* **Instruction**
Pull every line containing "diagram" from the entries.

* **Records for this task**
========

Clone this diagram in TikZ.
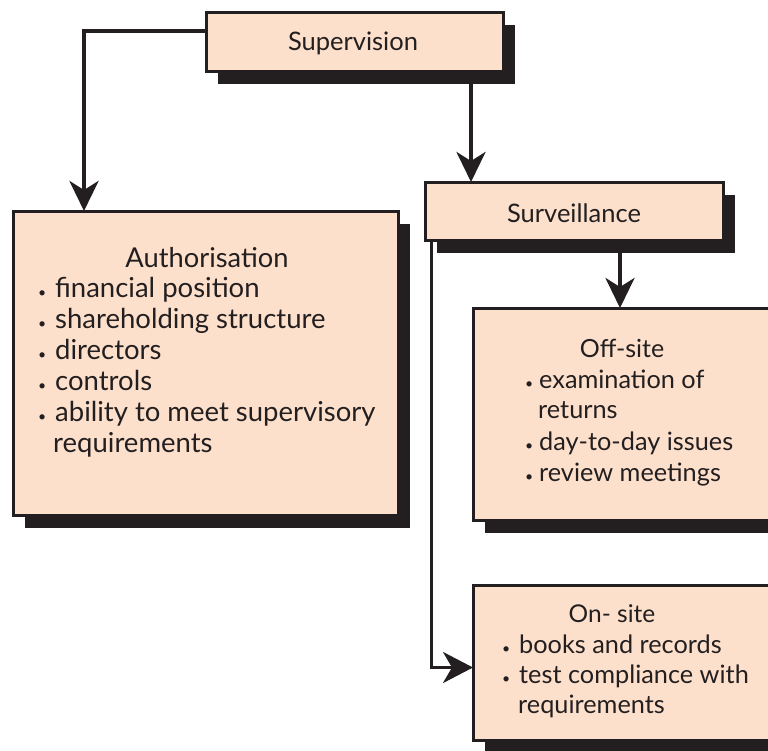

========

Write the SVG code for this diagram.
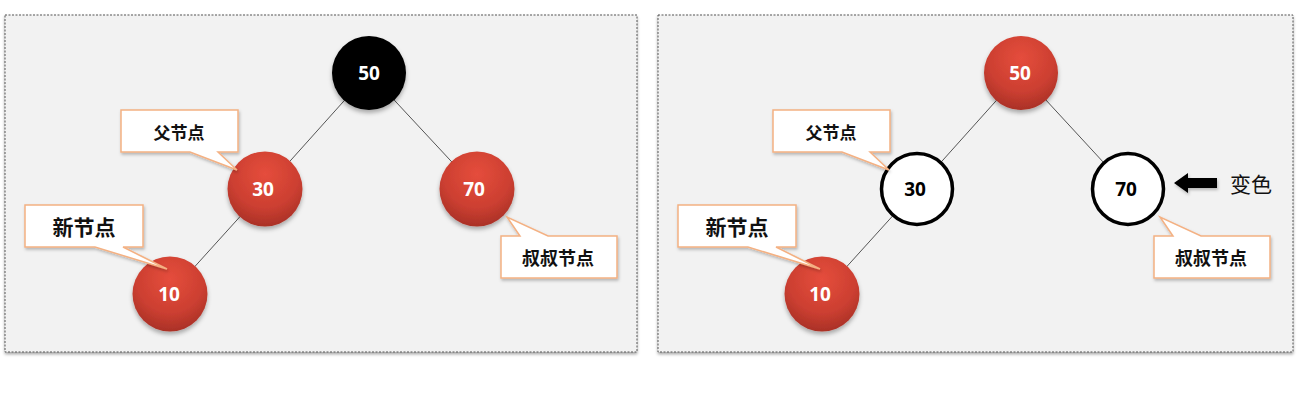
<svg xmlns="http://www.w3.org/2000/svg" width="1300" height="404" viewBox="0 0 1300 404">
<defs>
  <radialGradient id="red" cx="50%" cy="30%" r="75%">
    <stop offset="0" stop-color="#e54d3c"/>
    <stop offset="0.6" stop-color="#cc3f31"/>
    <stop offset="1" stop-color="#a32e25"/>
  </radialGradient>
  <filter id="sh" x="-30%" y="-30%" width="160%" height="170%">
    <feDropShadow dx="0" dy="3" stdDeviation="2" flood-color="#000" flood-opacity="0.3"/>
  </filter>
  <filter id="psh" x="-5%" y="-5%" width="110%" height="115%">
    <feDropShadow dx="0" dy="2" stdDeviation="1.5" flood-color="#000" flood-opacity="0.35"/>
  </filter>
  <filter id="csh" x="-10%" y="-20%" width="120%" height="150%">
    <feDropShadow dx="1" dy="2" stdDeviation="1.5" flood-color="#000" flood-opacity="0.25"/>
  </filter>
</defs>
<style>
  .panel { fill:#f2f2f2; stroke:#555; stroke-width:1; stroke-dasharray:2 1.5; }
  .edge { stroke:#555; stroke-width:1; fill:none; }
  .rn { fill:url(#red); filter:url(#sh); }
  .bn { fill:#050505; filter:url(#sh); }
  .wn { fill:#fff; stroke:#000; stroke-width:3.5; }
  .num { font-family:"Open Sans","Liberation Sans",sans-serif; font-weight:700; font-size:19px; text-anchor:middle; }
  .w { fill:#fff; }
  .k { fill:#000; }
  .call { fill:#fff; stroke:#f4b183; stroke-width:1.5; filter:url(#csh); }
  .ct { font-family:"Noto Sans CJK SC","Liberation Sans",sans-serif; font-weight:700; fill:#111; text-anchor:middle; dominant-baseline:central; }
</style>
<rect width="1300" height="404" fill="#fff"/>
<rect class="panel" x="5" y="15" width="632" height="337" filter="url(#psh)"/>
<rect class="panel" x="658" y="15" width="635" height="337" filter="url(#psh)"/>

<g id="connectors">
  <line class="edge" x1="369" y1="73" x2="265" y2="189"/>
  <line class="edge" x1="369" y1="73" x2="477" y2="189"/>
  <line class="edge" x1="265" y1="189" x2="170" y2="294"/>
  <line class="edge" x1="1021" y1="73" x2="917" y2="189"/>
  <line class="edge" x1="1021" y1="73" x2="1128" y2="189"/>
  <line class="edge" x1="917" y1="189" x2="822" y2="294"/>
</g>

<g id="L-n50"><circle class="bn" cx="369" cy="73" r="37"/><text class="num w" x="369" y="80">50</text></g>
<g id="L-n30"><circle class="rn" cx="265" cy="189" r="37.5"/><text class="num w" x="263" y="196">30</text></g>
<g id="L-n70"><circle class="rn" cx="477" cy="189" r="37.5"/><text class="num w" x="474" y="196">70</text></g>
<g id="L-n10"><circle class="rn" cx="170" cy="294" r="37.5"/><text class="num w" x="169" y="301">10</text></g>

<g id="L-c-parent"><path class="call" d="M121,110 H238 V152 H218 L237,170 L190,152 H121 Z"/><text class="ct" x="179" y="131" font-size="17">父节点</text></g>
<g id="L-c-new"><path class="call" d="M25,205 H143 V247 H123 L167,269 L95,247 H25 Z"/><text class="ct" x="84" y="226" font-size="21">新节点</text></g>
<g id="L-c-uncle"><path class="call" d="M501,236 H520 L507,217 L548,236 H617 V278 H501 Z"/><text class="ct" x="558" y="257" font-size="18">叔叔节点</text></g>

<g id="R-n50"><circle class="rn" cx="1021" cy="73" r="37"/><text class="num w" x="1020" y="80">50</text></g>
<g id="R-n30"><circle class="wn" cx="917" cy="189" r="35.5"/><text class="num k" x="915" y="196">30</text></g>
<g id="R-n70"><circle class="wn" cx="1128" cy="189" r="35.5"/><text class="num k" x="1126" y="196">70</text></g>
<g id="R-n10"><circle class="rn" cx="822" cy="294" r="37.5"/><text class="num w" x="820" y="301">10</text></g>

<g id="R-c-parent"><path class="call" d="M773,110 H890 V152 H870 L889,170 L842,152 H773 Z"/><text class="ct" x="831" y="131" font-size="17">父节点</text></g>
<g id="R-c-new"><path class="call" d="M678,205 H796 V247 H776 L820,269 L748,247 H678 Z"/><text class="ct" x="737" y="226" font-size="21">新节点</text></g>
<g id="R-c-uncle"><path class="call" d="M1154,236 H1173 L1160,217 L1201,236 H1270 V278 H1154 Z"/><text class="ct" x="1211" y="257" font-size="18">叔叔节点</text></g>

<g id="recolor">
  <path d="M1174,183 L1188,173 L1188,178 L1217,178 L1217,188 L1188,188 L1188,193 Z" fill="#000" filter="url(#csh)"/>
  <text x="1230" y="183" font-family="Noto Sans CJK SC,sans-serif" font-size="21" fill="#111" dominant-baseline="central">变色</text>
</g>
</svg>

========

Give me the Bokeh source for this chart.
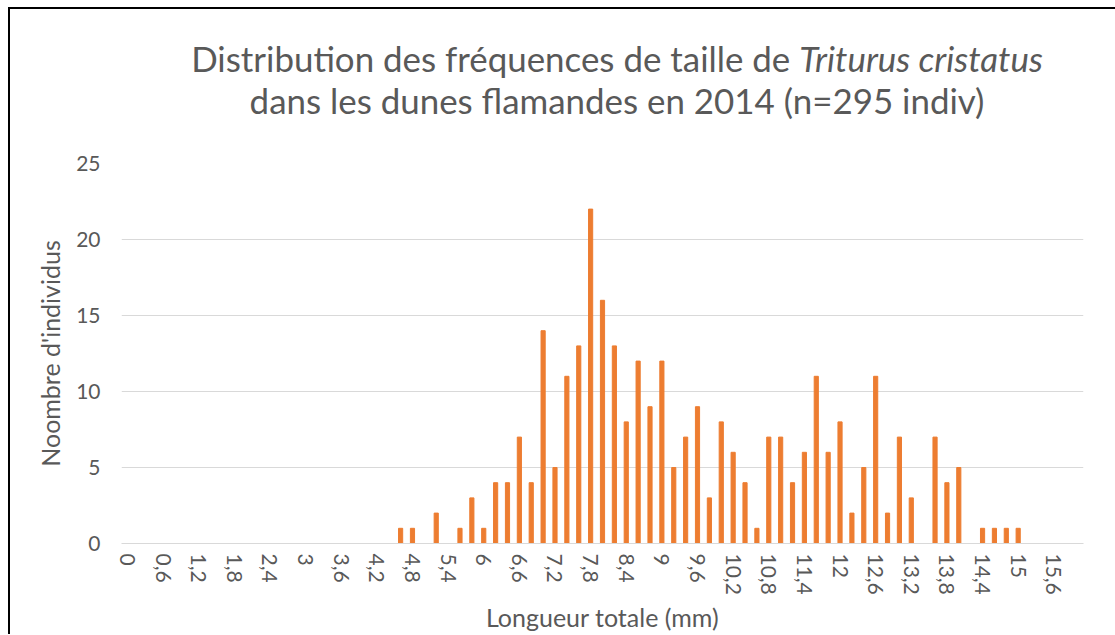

========

* **Solution**
Clone this diagram in TikZ.
Write the SVG code for this diagram.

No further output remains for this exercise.